Le bureau du premier ministre n'a pas répondu aux demandes répétées de commentaires, et n'a pas non plus indiqué où se trouve M. Henry ni quand il prévoit rentrer au pays.

Soutien de Washington

Ariel Henry, un neurochirurgien à la voix douce, se positionne comme une figure de transition et un artisan de la paix qui bénéficie du soutien du gouvernement américain – longtemps l'allié étranger dominant d'Haïti et la clé de tout effort de stabilisation dans ce pays.

Mais le soutien de l’administration Biden ne s’est pas traduit par de la popularité dans le pays pour M. Henry. Depuis qu’il a pris le pouvoir, il y a plus de deux ans, l’économie est en chute libre, les prix des denrées alimentaires ont grimpé en flèche et la violence des gangs n'a fait qu'augmenter.

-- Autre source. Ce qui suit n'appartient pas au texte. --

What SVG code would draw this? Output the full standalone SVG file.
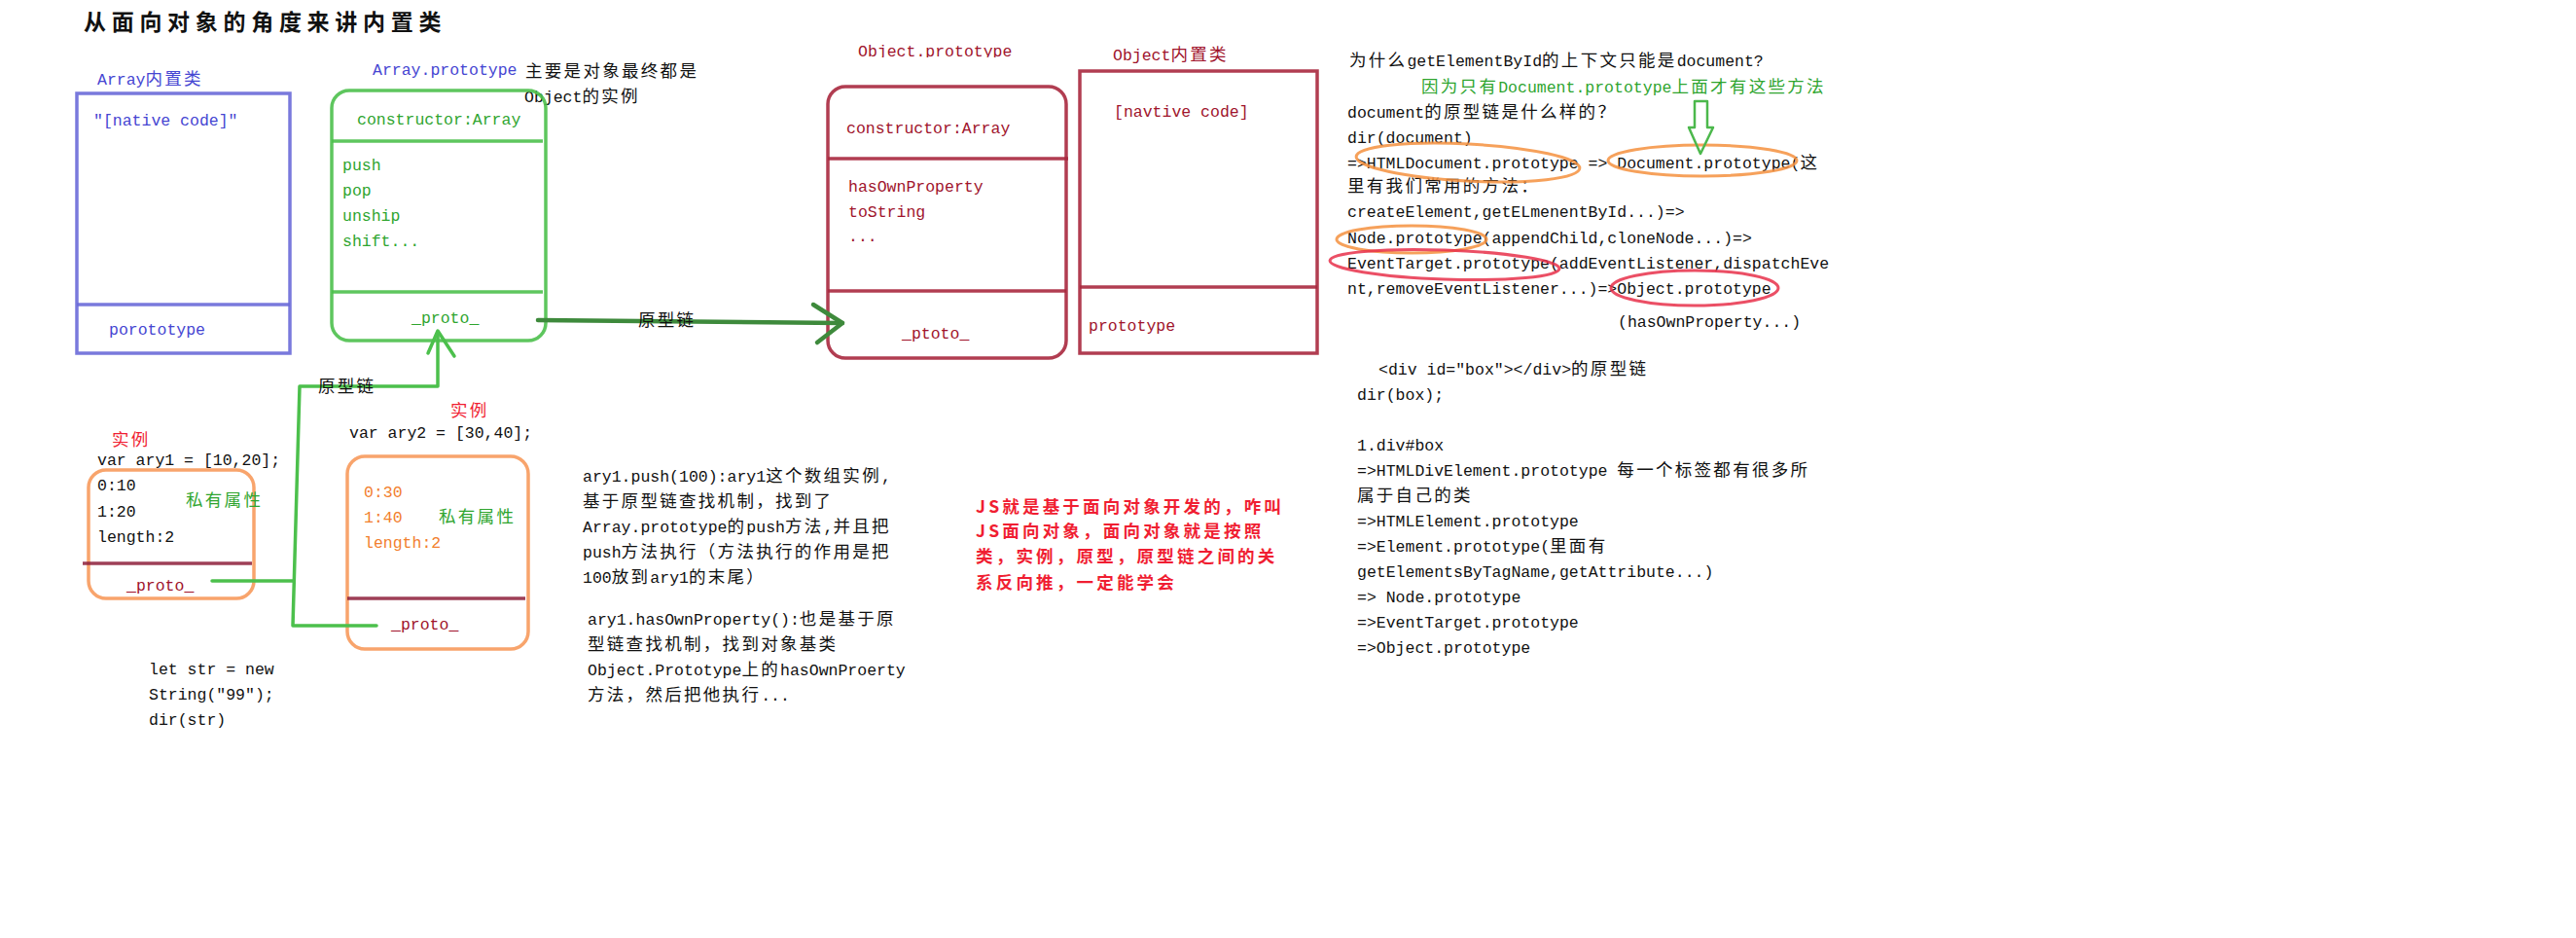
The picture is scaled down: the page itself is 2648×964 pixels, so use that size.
<svg xmlns="http://www.w3.org/2000/svg" width="2648" height="964" viewBox="0 0 2648 964">
<defs>
<style>
text { font-family: "Liberation Mono", "Noto Sans CJK SC", monospace; font-size: 16.5px; fill: #111; }
.k { font-family: "Noto Sans CJK SC", sans-serif; font-size: 17.5px; letter-spacing: 2.3px; }
.title { font-family: "Noto Sans CJK SC", sans-serif; font-size: 23px; font-weight: 700; letter-spacing: 5.7px; }
.blue { fill: #4646d2; }
.green { fill: #2fa52f; }
.dred { fill: #a0142c; }
.red { fill: #f01e32; }
.orange { fill: #f2802e; }
.box-blue { fill: none; stroke: #6a6ad8; stroke-width: 3.5; opacity: 0.9; }
.box-green { fill: none; stroke: #4cc04c; stroke-width: 3.5; opacity: 0.9; }
.box-dred { fill: none; stroke: #a8283e; stroke-width: 3.5; opacity: 0.9; }
.box-orange { fill: none; stroke: #f79a5c; stroke-width: 3.5; opacity: 0.9; }
.div-dred { stroke: #8e1e3a; stroke-width: 3.5; opacity: 0.85; }
.conn { fill: none; stroke: #4cc04c; stroke-width: 3.5; stroke-linecap: round; stroke-linejoin: round; }
.conn-dark { fill: none; stroke: #3e8a3c; stroke-width: 4.5; stroke-linecap: round; stroke-linejoin: round; }
.note { font-family: "Noto Sans CJK SC", sans-serif; font-size: 17.5px; font-weight: 700; letter-spacing: 3.2px; fill: #f01e32; }
.ell-o { fill: none; stroke: #f5903e; stroke-width: 3; opacity: 0.85; }
.ell-r { fill: none; stroke: #e8304a; stroke-width: 3; opacity: 0.85; }
</style>
<clipPath id="clipObjLbl"><rect x="860" y="30" width="220" height="29"/></clipPath>
</defs>
<rect width="2648" height="964" fill="#ffffff"/>

<g id="title">
<text class="title" x="86" y="31">从面向对象的角度来讲内置类</text>
</g>

<g id="array-class">
<text class="blue" x="100" y="87">Array<tspan class="k">内置类</tspan></text>
<rect class="box-blue" x="79" y="96" width="219" height="267"/>
<line class="box-blue" x1="79" y1="313" x2="298" y2="313"/>
<text class="blue" x="96" y="129">"[native code]"</text>
<text class="blue" x="112" y="344">porototype</text>
</g>

<g id="array-prototype">
<text class="blue" x="383" y="77">Array.prototype</text>
<text x="540" y="79"><tspan class="k">主要是对象最终都是</tspan></text>
<text x="539" y="105">Object<tspan class="k">的实例</tspan></text>
<rect class="box-green" x="341" y="93" width="220" height="257" rx="18"/>
<line class="box-green" x1="341" y1="145" x2="558" y2="145"/>
<line class="box-green" x1="341" y1="300" x2="558" y2="300"/>
<text class="green" x="367" y="128">constructor:Array</text>
<text class="green" x="352" y="175">push</text>
<text class="green" x="352" y="201">pop</text>
<text class="green" x="352" y="227">unship</text>
<text class="green" x="352" y="253">shift...</text>
<text class="green" x="423" y="332">_proto_</text>
</g>

<g id="object-prototype">
<text class="dred" x="882" y="58" clip-path="url(#clipObjLbl)">Object.prototype</text>
<rect class="box-dred" x="851" y="89" width="245" height="279" rx="18"/>
<line class="box-dred" x1="851" y1="163" x2="1098" y2="163"/>
<line class="box-dred" x1="851" y1="299" x2="1096" y2="299"/>
<text class="dred" x="870" y="137">constructor:Array</text>
<text class="dred" x="872" y="197">hasOwnProperty</text>
<text class="dred" x="872" y="223">toString</text>
<text class="dred" x="872" y="248">...</text>
<text class="dred" x="927" y="348">_ptoto_</text>
</g>

<g id="object-class">
<text class="dred" x="1144" y="62">Object<tspan class="k">内置类</tspan></text>
<rect class="box-dred" x="1110" y="73" width="244" height="290"/>
<line class="box-dred" x1="1110" y1="295" x2="1354" y2="295"/>
<text class="dred" x="1145" y="120">[navtive code]</text>
<text class="dred" x="1119" y="340">prototype</text>
</g>

<g id="ary1">
<text class="red" x="115" y="458"><tspan class="k">实例</tspan></text>
<text x="100" y="478">var  ary1 = [10,20];</text>
<rect class="box-orange" x="91" y="483" width="170" height="132" rx="18"/>
<line class="div-dred" x1="85" y1="579" x2="259" y2="579"/>
<text x="100" y="504">0:10</text>
<text x="100" y="531">1:20</text>
<text x="100" y="557">length:2</text>
<text class="green" x="191" y="520"><tspan class="k">私有属性</tspan></text>
<text class="dred" x="130" y="607">_proto_</text>
</g>

<g id="ary2">
<text class="red" x="463" y="428"><tspan class="k">实例</tspan></text>
<text x="359" y="450">var  ary2 = [30,40];</text>
<rect class="box-orange" x="357" y="469" width="186" height="198" rx="18"/>
<line class="div-dred" x1="357" y1="615" x2="540" y2="615"/>
<text class="orange" x="374" y="511">0:30</text>
<text class="orange" x="374" y="537">1:40</text>
<text class="orange" x="374" y="563">length:2</text>
<text class="green" x="451" y="537"><tspan class="k">私有属性</tspan></text>
<text class="dred" x="402" y="647">_proto_</text>
</g>

<g id="str-code">
<text x="153" y="693">let  str = new</text>
<text x="153" y="719">String("99");</text>
<text x="153" y="745">dir(str)</text>
</g>

<g id="push-note">
<text x="599" y="495">ary1.push(100):ary1<tspan class="k">这个数组实例</tspan>,</text>
<text x="599" y="521"><tspan class="k">基于原型链查找机制，找到了</tspan></text>
<text x="599" y="547">Array.prototype<tspan class="k">的</tspan>push<tspan class="k">方法</tspan>,<tspan class="k">并且把</tspan></text>
<text x="599" y="573">push<tspan class="k">方法执行（方法执行的作用是把</tspan></text>
<text x="599" y="599">100<tspan class="k">放到</tspan>ary1<tspan class="k">的末尾）</tspan></text>
<text x="604" y="642">ary1.hasOwnProperty():<tspan class="k">也是基于原</tspan></text>
<text x="604" y="668"><tspan class="k">型链查找机制，找到对象基类</tspan></text>
<text x="604" y="694">Object.Prototype<tspan class="k">上的</tspan>hasOwnProerty</text>
<text x="604" y="720"><tspan class="k">方法，然后把他执行</tspan>...</text>
</g>

<g id="red-note">
<text class="note" x="1003" y="527">JS就是基于面向对象开发的，咋叫</text>
<text class="note" x="1003" y="552">JS面向对象，面向对象就是按照</text>
<text class="note" x="1003" y="578">类，实例，原型，原型链之间的关</text>
<text class="note" x="1003" y="605">系反向推，一定能学会</text>
</g>

<g id="document-chain">
<text x="1387" y="68"><tspan class="k">为什么</tspan>getElementById<tspan class="k">的上下文只能是</tspan>document?</text>
<text class="green" x="1461" y="95"><tspan class="k">因为只有</tspan>Document.prototype<tspan class="k">上面才有这些方法</tspan></text>
<text x="1385" y="121">document<tspan class="k">的原型链是什么样的？</tspan></text>
<text x="1385" y="147">dir(document)</text>
<text x="1385" y="173">=&gt;HTMLDocument.prototype =&gt; Document.prototype(<tspan class="k">这</tspan></text>
<text x="1385" y="197"><tspan class="k">里有我们常用的方法：</tspan></text>
<text x="1385" y="223">createElement,getELmenentById...)=&gt;</text>
<text x="1385" y="250">Node.prototype(appendChild,cloneNode...)=&gt;</text>
<text x="1385" y="276">EventTarget.prototype(addEventListener,dispatchEve</text>
<text x="1385" y="302">nt,removeEventListener...)=&gt;Object.prototype</text>
<text x="1663" y="336">(hasOwnProperty...)</text>
<ellipse class="ell-o" cx="1509" cy="167" rx="115" ry="19" transform="rotate(3 1509 167)"/>
<ellipse class="ell-o" cx="1750" cy="165" rx="97" ry="16"/>
<ellipse class="ell-o" cx="1451" cy="246" rx="77" ry="14"/>
<ellipse class="ell-r" cx="1485" cy="272" rx="118" ry="15" transform="rotate(2 1485 272)"/>
<ellipse class="ell-r" cx="1742" cy="296" rx="86" ry="18"/>
<polygon points="1742,104 1755,104 1755,131 1761,131 1748,158 1736,131 1742,131" fill="none" stroke="#4cb84c" stroke-width="2.5" stroke-linejoin="round"/>
</g>

<g id="div-chain">
<text x="1417" y="385">&lt;div id="box"&gt;&lt;/div&gt;<tspan class="k">的原型链</tspan></text>
<text x="1395" y="411">dir(box);</text>
<text x="1395" y="463">1.div#box</text>
<text x="1395" y="489">=&gt;HTMLDivElement.prototype  <tspan class="k">每一个标签都有很多所</tspan></text>
<text x="1395" y="515"><tspan class="k">属于自己的类</tspan></text>
<text x="1395" y="541">=&gt;HTMLElement.prototype</text>
<text x="1395" y="567">=&gt;Element.prototype(<tspan class="k">里面有</tspan></text>
<text x="1395" y="593">getElementsByTagName,getAttribute...)</text>
<text x="1395" y="619">=&gt; Node.prototype</text>
<text x="1395" y="645">=&gt;EventTarget.prototype</text>
<text x="1395" y="671">=&gt;Object.prototype</text>
</g>

<g id="connectors">
<path class="conn-dark" d="M553,329 L866,332"/>
<path class="conn-dark" d="M836,313 L866,332 L840,352"/>
<text x="656" y="335"><tspan class="k">原型链</tspan></text>
<path class="conn" d="M218,597 L301,597"/>
<path class="conn" d="M387,643 L301,643 L308,397 L450,397 L450,342"/>
<path class="conn" d="M440,363 L450,340 L467,366"/>
<text x="327" y="403"><tspan class="k">原型链</tspan></text>
</g>
</svg>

L'année dernière, plus de 8400 personnes auraient été tuées, blessées ou kidnappées, soit plus du double du nombre signalé en 2022. L'ONU estime que près de la moitié des 11 millions d'habitants d'Haïti ont besoin d'une aide humanitaire.

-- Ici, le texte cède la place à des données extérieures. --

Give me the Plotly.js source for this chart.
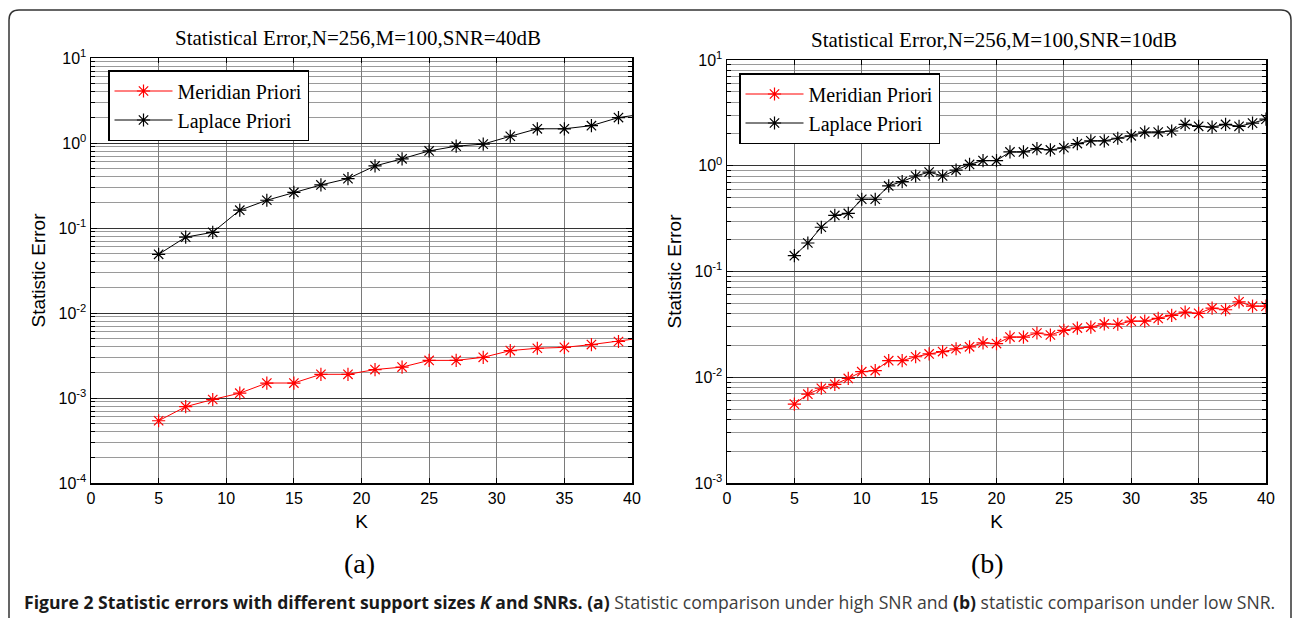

De plus, M. Henry n'a pas réussi à amener les acteurs politiques disparates d'Haïti à un accord sur les élections générales, qui n'ont pas eu lieu depuis 2015 dans ce pays.

La récente flambée de violence a renouvelé la pression sur les États-Unis et d’autres puissances étrangères pour qu’ils déploient rapidement une force de sécurité afin d'empêcher de nouvelles effusions de sang. L’administration Biden s’est engagée à fournir un financement et un soutien logistique à toute force multinationale, mais a fermement refusé jusqu'ici d’engager des troupes américaines.

Dan Foote, qui, en tant qu’envoyé du président Biden, s’est opposé aux appels à toute intervention américaine sur le terrain en Haïti, a déclaré qu’une intervention militaire dirigée par les États-Unis ne pouvait absolument plus être évitée maintenant.

«Nous avons laissé la situation empirer tout en abdiquant notre responsabilité envers les autres, a-t-il dit en entrevue. Mais personne ne peut affirmer qu'Haïti n'est pas un État en faillite lorsque la prison est vidée.»

Même si les élections restent le meilleur moyen de stabiliser le pays une fois la sécurité rétablie, les États-Unis devront abandonner leur soutien à M. Henry pour qu’une intervention réussisse, a-t-il déclaré.

«Aucune élection administrée par Henry ne sera acceptée par le peuple haïtien. Sans notre soutien à Henry, les Haïtiens l'auraient expulsé depuis longtemps.»